Vita

Vladimir Ashkenazy was born in 1937 in Gorky—now Nizhny Novgorod, Russia—and grew up in Moscow, where he received his education in piano at the Central Music School and at the Conservatory. He won second prize at the Chopin Competition in Warsaw in 1955 and was the winner of the Queen Elisabeth Competition in Brussels in 1956, while in 1962 he won the Tchaikovsky Competition in Moscow. The following year he decided he decided, while on a concert tour in the UK, to stay in England, settling first in London, and then, in 1968, in Iceland; since 1978 he has lived in Switzerland.

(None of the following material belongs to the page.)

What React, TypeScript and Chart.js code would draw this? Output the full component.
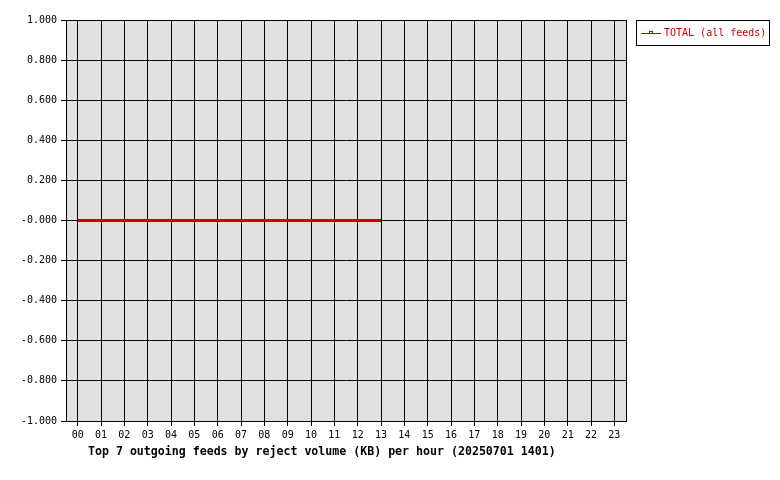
import React, { useEffect, useRef } from "react";
import { Chart, registerables } from "chart.js";

Chart.register(...registerables);

const hours = [
  "00", "01", "02", "03", "04", "05", "06", "07", "08", "09", "10", "11",
  "12", "13", "14", "15", "16", "17", "18", "19", "20", "21", "22", "23",
];
const totalKB: (number | null)[] = [
  0, 0, 0, 0, 0, 0, 0, 0, 0, 0, 0, 0, 0, 0,
  null, null, null, null, null, null, null, null, null, null,
];
const seriesLabel = "TOTAL (all feeds)";
const chartTitle =
  "Top 7 outgoing feeds by reject volume (KB) per hour (20250701 1401)";
const yMin = -1;
const yMax = 1;
const yStep = 0.2;

const FONT = '"DejaVu Sans Mono", "Liberation Mono", monospace';
const RED = "#cc0000";

const decorations = {
  id: "decorations",
  beforeDraw(chart: any) {
    const { ctx, chartArea: a } = chart;
    ctx.save();
    ctx.fillStyle = "#ffffff";
    ctx.fillRect(0, 0, chart.width, chart.height);
    ctx.fillStyle = "#e0e0e0";
    ctx.fillRect(a.left, a.top, a.right - a.left, a.bottom - a.top);
    ctx.restore();
  },
  afterDraw(chart: any) {
    const { ctx, chartArea: a } = chart;
    ctx.save();
    // plot border
    ctx.strokeStyle = "#000000";
    ctx.lineWidth = 1;
    ctx.strokeRect(a.left + 0.5, a.top + 0.5, a.right - a.left, a.bottom - a.top);

    // legend
    const ds = chart.data.datasets[0];
    const lx = a.right + 10;
    const ly = a.top;
    ctx.fillStyle = "#ffffff";
    ctx.fillRect(lx, ly, 133, 25);
    ctx.strokeStyle = "#000000";
    ctx.strokeRect(lx + 0.5, ly + 0.5, 133, 25);
    ctx.strokeStyle = ds.borderColor;
    ctx.beginPath();
    ctx.moveTo(lx + 5, ly + 13.5);
    ctx.lineTo(lx + 25, ly + 13.5);
    ctx.stroke();
    ctx.strokeRect(lx + 13.5, ly + 11.5, 3, 2);
    ctx.fillStyle = ds.borderColor;
    ctx.font = "10px " + FONT;
    ctx.textBaseline = "middle";
    ctx.textAlign = "left";
    ctx.fillText(ds.label, lx + 28, ly + 13.5);

    // title
    ctx.fillStyle = "#000000";
    ctx.font = "bold 11.6px " + FONT;
    ctx.textBaseline = "middle";
    ctx.fillText(chartTitle, a.left + 22, a.bottom + 31);
    ctx.restore();
  },
};

export default function App() {
  const ref = useRef<HTMLCanvasElement | null>(null);

  useEffect(() => {
    document.body.style.margin = "0";
    const canvas = ref.current;
    if (!canvas) return;
    const chart = new Chart(canvas, {
      type: "line",
      data: {
        labels: hours,
        datasets: [
          {
            label: seriesLabel,
            data: totalKB,
            borderColor: RED,
            backgroundColor: RED,
            borderWidth: 3,
            pointRadius: 0,
            spanGaps: false,
          },
        ],
      },
      options: {
        animation: false,
        responsive: false,
        devicePixelRatio: 1,
        layout: { padding: { top: 20, right: 154, left: 0, bottom: 0 } },
        plugins: {
          legend: { display: false },
          tooltip: { enabled: false },
          title: { display: false },
        },
        scales: {
          x: {
            type: "category",
            offset: true,
            grid: {
              offset: false,
              color: "#000000",
              lineWidth: 1,
              drawTicks: true,
              tickLength: 5,
              tickColor: "#000000",
            },
            border: { display: true, color: "#000000" },
            ticks: {
              color: "#000000",
              font: { family: FONT, size: 10 },
              padding: 3,
              maxRotation: 0,
              autoSkip: false,
            },
            afterFit(scale: any) {
              scale.height = 59;
            },
          },
          y: {
            min: yMin,
            max: yMax,
            grid: {
              color: "#000000",
              lineWidth: 1,
              drawTicks: true,
              tickLength: 5,
              tickColor: "#000000",
            },
            border: { display: true, color: "#000000" },
            ticks: {
              stepSize: yStep,
              color: "#000000",
              font: { family: FONT, size: 10 },
              padding: 4,
              callback: (v: any) => {
                const n = Number(v);
                if (Math.abs(n) < 1e-9) return "-0.000";
                return n.toFixed(3);
              },
            },
            afterFit(scale: any) {
              scale.width = 66;
            },
          },
        },
      },
      plugins: [decorations],
    });
    return () => chart.destroy();
  }, []);

  return (
    <div style={{ position: "fixed", left: 0, top: 0, width: 780, height: 480, background: "#fff" }}>
      <canvas ref={ref} width={780} height={480} style={{ width: 780, height: 480, display: "block" }} />
    </div>
  );
}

While the first part of his career was devoted to the piano, Vladimir Ashkenazy has since the late 1970s gradually focused more and more on conducting, which now takes up the most significant portion of his time each season.From 1987 to 1994 he was Music Director of the Royal Philharmonic Orchestra, from 1989 to 1999 he led the Deutsches Symphonie Orchester Berlin, and from 1998 to 2003 he served as Chief Conductor of the Czech Philharmonic. Subsequently he was Music Director of the NHK Symphony Orchestra in Tokyo, before he was appointed to his position with the Sydney Symphony Orchestra, which he has led since 2009. Vladimir Ashkenazy has moreover collaborated as guest conductor with the Cleveland Orchestra and the San Francisco Symphony among many others. His numerous recordings have garnered many prizes: he has received six Grammy Awards alone, including in 2000 for his account of Shostakovich’s Preludes and Fugues, op. 84. These days he maintains his devotion to the piano mainly in the recording studio, most recently with a recording of Bach Partitas on Decca.

LUCERNE FESTIVAL (IMF) debut on August 30, 1971 in a recital of works by Schumann, and Mussorgsky.